**What is expected**. Reproduce, character for character, the lines below from the first through the one with "var filterPos = [1, 2, 3]". Leave pictures out.

**Data**.
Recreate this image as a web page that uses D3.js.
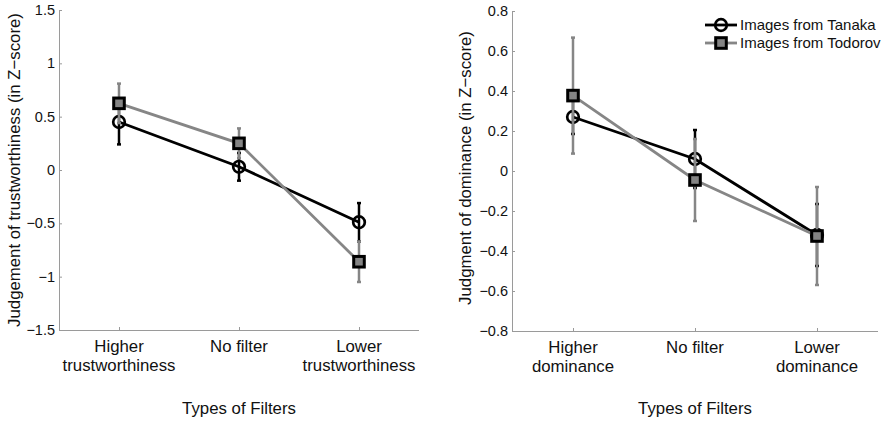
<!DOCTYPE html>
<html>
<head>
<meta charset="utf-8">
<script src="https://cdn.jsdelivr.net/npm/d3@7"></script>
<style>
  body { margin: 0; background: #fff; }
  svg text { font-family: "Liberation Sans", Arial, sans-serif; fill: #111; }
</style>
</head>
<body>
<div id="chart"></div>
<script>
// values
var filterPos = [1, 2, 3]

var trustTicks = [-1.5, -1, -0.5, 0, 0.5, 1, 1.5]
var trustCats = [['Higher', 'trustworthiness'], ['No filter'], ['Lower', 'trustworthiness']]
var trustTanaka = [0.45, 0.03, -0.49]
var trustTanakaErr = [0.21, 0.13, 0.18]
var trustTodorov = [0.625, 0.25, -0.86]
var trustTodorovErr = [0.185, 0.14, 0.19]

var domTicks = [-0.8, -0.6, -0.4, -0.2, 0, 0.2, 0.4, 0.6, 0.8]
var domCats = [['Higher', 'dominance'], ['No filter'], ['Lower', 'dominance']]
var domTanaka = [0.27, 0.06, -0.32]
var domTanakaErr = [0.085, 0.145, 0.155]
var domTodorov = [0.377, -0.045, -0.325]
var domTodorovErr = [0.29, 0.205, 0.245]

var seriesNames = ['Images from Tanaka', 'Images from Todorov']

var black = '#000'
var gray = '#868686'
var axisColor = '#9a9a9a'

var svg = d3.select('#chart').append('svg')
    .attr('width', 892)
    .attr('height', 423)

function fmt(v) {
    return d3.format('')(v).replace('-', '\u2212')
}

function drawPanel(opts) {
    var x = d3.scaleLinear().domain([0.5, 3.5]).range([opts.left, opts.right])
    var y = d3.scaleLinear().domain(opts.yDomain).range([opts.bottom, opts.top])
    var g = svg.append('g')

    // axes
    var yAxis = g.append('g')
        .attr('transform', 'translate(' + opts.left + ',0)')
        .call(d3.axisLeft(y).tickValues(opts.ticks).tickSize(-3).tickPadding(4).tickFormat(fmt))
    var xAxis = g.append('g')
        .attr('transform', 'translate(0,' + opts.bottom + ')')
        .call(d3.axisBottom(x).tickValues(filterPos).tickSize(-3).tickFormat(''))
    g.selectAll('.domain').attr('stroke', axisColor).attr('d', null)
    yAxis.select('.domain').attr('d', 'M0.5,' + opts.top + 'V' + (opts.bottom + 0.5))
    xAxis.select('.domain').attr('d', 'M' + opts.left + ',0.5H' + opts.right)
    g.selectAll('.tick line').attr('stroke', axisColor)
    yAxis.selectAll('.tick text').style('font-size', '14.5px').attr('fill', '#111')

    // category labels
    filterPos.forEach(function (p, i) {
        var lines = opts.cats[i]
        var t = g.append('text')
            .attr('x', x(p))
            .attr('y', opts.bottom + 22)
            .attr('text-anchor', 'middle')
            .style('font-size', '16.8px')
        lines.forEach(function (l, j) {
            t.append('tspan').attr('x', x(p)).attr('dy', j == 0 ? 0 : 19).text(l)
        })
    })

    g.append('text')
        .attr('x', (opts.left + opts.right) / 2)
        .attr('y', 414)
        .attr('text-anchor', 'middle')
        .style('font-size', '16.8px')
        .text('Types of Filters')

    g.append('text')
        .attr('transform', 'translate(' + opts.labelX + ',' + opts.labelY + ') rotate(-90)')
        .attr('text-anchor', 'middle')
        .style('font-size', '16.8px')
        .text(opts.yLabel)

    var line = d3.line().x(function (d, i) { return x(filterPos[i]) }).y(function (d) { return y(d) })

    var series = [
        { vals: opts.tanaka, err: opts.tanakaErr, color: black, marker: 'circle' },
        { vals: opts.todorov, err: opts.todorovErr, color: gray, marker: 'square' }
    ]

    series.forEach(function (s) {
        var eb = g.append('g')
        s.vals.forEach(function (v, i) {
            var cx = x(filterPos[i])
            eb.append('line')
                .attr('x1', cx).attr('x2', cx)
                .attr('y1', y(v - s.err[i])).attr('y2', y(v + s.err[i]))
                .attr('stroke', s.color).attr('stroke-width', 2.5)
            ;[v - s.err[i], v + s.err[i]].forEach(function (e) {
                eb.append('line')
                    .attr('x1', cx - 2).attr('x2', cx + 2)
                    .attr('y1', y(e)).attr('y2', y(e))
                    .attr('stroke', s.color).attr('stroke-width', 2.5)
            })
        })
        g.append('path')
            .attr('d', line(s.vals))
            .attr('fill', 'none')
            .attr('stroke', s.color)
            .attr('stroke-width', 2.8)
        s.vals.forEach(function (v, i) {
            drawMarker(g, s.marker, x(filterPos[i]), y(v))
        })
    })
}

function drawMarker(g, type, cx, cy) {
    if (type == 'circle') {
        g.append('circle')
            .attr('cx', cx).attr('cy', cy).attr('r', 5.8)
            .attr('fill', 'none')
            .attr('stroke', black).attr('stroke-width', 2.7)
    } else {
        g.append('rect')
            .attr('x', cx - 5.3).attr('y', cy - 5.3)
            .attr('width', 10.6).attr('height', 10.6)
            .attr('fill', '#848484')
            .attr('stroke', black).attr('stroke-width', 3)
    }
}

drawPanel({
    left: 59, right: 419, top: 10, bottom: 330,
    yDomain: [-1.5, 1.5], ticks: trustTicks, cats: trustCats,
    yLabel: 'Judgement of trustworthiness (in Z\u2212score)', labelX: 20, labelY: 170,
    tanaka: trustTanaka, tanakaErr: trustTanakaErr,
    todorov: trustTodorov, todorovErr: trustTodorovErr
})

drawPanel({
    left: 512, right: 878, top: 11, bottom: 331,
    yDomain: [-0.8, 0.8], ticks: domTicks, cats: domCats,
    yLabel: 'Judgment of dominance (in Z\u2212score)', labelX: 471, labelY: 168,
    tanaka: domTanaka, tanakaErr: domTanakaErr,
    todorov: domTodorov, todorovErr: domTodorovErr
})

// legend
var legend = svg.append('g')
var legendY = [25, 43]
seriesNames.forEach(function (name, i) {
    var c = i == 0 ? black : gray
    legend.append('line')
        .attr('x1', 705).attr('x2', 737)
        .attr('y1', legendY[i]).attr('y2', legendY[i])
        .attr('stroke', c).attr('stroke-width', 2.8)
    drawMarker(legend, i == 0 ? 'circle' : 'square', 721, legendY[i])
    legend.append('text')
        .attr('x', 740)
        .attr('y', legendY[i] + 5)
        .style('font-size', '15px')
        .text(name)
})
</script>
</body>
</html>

**Expected output**.
Recreate this image as a web page that uses D3.js.
<!DOCTYPE html>
<html>
<head>
<meta charset="utf-8">
<script src="https://cdn.jsdelivr.net/npm/d3@7"></script>
<style>
  body { margin: 0; background: #fff; }
  svg text { font-family: "Liberation Sans", Arial, sans-serif; fill: #111; }
</style>
</head>
<body>
<div id="chart"></div>
<script>
// values
var filterPos = [1, 2, 3]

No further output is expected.